Stacy Harper, the founder of Light House Solutions in Springdale, secured a Kiva loan to move her work online during the crisis. Stacy consults with local schools and organizations to offer emotional management services, arts and physical wellness support to the area’s at-risk and disadvantaged children and families.
In Bentonville, Kyle Alexander has been busy reviving the historic R.G. Macon & Carson Apple Brandy label, originally founded in 1893.
As Kyle and his partner prepare to enter their products into national spirits competitions in the fall of 2020, the loan is helping them keep their dream alive. They are preparing marketing materials and purchasing local produce, barrels and bottles to keep production deadlines on track.
As Martha continues to help small businesses in Northwest Arkansas navigate the Kiva process, she is hopeful for the future.
“I tell the businesses I work with, ‘You didn’t cause this, and you can’t fix it. All you can do is stay creative and keep moving forward.’ The community is supporting these folks as much as they can—they haven’t forgotten about the businesses that have served them for so long.”
‘To Survive and Thrive Again’
In the Mississippi River Delta, black-owned small businesses have been hit hard by COVID-19.
“Black businesses were already at a disadvantage, undercapitalized and without cash reserves on hand to address emergencies,” says Tim Lampkin, founder of Higher Purpose Co.
“The existing barriers prior to the pandemic have only intensified the inequities that already existed here in the Delta.”
Through Higher Purpose, an economic justice nonprofit that he formed in his hometown of Clarksdale, Miss.—the Birthplace of the Blues—Tim’s mission has been to build opportunity and community wealth for black residents who have faced generations of poverty.
Higher Purpose has operated as a Kiva trustee in Mississippi since 2017, helping black entrepreneurs use their unique personal and cultural narratives to attract funders for businesses ranging from restaurants to retail.
In March 2020, Higher Purpose launched Kiva Hub Mississippi Delta, with a matching loan pool from the foundation for businesses based in Coahoma County. So far, 15 Delta businesses have applied.
“The small business entrepreneurs that we work with don’t typically have relationships with traditional lenders,” says Tim.
“Rather than revert to payday lenders, which exploit low- income black residents with outrageous interest and harassing calls, the Kiva loans have allowed folks to fundraise with more dignity and respect, and it also helps them promote Delta businesses not just locally, but to a global audience.”

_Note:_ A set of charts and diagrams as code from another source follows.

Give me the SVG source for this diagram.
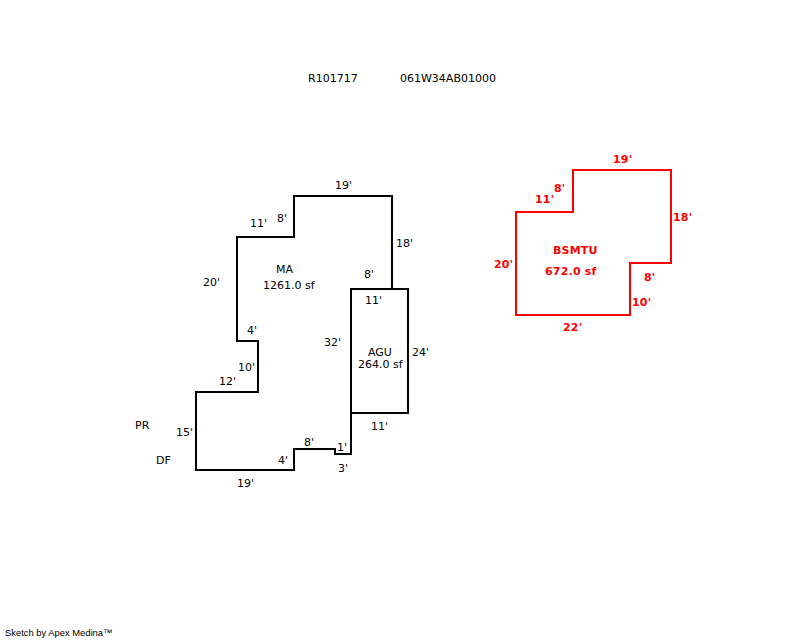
<svg xmlns="http://www.w3.org/2000/svg" width="800" height="640" viewBox="0 0 800 640">
<style>
text{font-family:"DejaVu Sans",Verdana,sans-serif;font-size:11px;fill:#000}
.o{fill:none;stroke:#000;stroke-width:2;shape-rendering:crispEdges}
.r{fill:none;stroke:#f00;stroke-width:2;shape-rendering:crispEdges}
#BSMTU text{fill:#f00;font-weight:bold;font-size:11px;letter-spacing:.2px}
</style>
<rect width="800" height="640" fill="#fff"/>
<g id="header">
<text x="308" y="82">R101717</text>
<text x="400" y="82">061W34AB01000</text>
</g>
<g id="MA">
<path class="o" d="M392 289V196H294V237H237V341H258V392H196V470H294V449H335V454H351V413"/>
<text x="335" y="189">19'</text>
<text x="277" y="222">8'</text>
<text x="250" y="227">11'</text>
<text x="396" y="247">18'</text>
<text x="276" y="273">MA</text>
<text x="263" y="289">1261.0 sf</text>
<text x="203" y="286">20'</text>
<text x="364" y="278">8'</text>
<text x="247" y="334">4'</text>
<text x="324" y="346">32'</text>
<text x="238" y="371">10'</text>
<text x="219" y="385">12'</text>
<text x="176" y="436">15'</text>
<text x="304" y="446">8'</text>
<text x="337" y="451">1'</text>
<text x="278" y="464">4'</text>
<text x="338" y="472">3'</text>
<text x="237" y="487">19'</text>
</g>
<g id="AGU">
<rect class="o" x="351" y="289" width="57" height="124"/>
<text x="365" y="304">11'</text>
<text x="368" y="356">AGU</text>
<text x="358" y="368">264.0 sf</text>
<text x="412" y="356">24'</text>
<text x="371" y="430">11'</text>
</g>
<g id="labels">
<text x="135" y="429">PR</text>
<text x="156" y="464">DF</text>
</g>
<g id="BSMTU">
<path class="r" d="M516 212H573V170H671V263H630V315H516Z"/>
<text x="613" y="163">19'</text>
<text x="554" y="192">8'</text>
<text x="535" y="203">11'</text>
<text x="673" y="221">18'</text>
<text x="553" y="254">BSMTU</text>
<text x="545" y="275">672.0 sf</text>
<text x="494" y="268">20'</text>
<text x="644" y="281">8'</text>
<text x="632" y="306">10'</text>
<text x="563" y="331">22'</text>
</g>
<text x="5" y="636" style="font-family:'Liberation Sans',Arial,sans-serif;font-size:9.4px">Sketch by Apex Medina™</text>
</svg>
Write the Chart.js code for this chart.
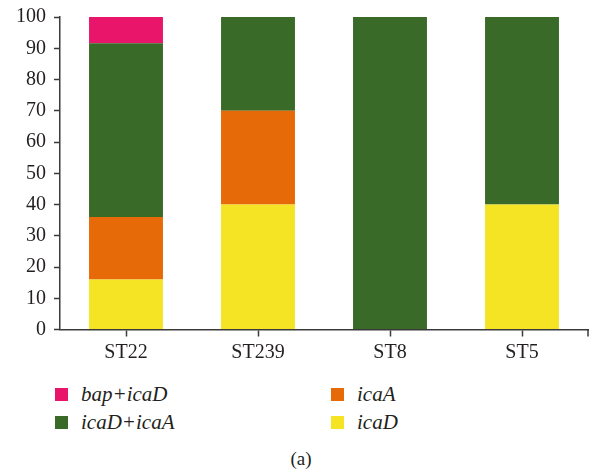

The foundation is also supporting Higher Purposes’ Black Business Relief Fund for entrepreneurs who have been directly impacted by the crisis, along with their ongoing business fellowship, a six-month program guided by culturally relevant curriculum, business growth support and funding opportunities.
Theodore and LaTanthony Strong are Higher Purpose business fellow matriculants and owners of Sweet Tooth Teddy Bakery in Clarksdale. The husband-and-wife team have continued to serve and feed their community throughout the crisis, shifting their business to delivery-only.
As Tim looks forward, his first priority is the health of his staff and his community.
“We see the data every day—black Americans and impoverished communities are being hit hardest by COVID-19, no question.”
“What the pandemic has shown us is that black businesses ... are more essential than ever.”
What keeps him motivated? The opportunity to reframe the economy on more equitable footing when it’s time to safely reemerge.
“What the pandemic has shown us,” says Tim, “is that black businesses and employees that for a long time were viewed as nonessential—are more essential than ever.”
From across the Delta, Tim is seeing optimism and resilience flow like never before from the event organizers, family farms, daycare operators and other small businesses that make up his network of entrepreneurs.
“Black entrepreneurs want to make a profit—but their priority has always been providing a service to their neighbors, and that’s what they’ll continue to do.”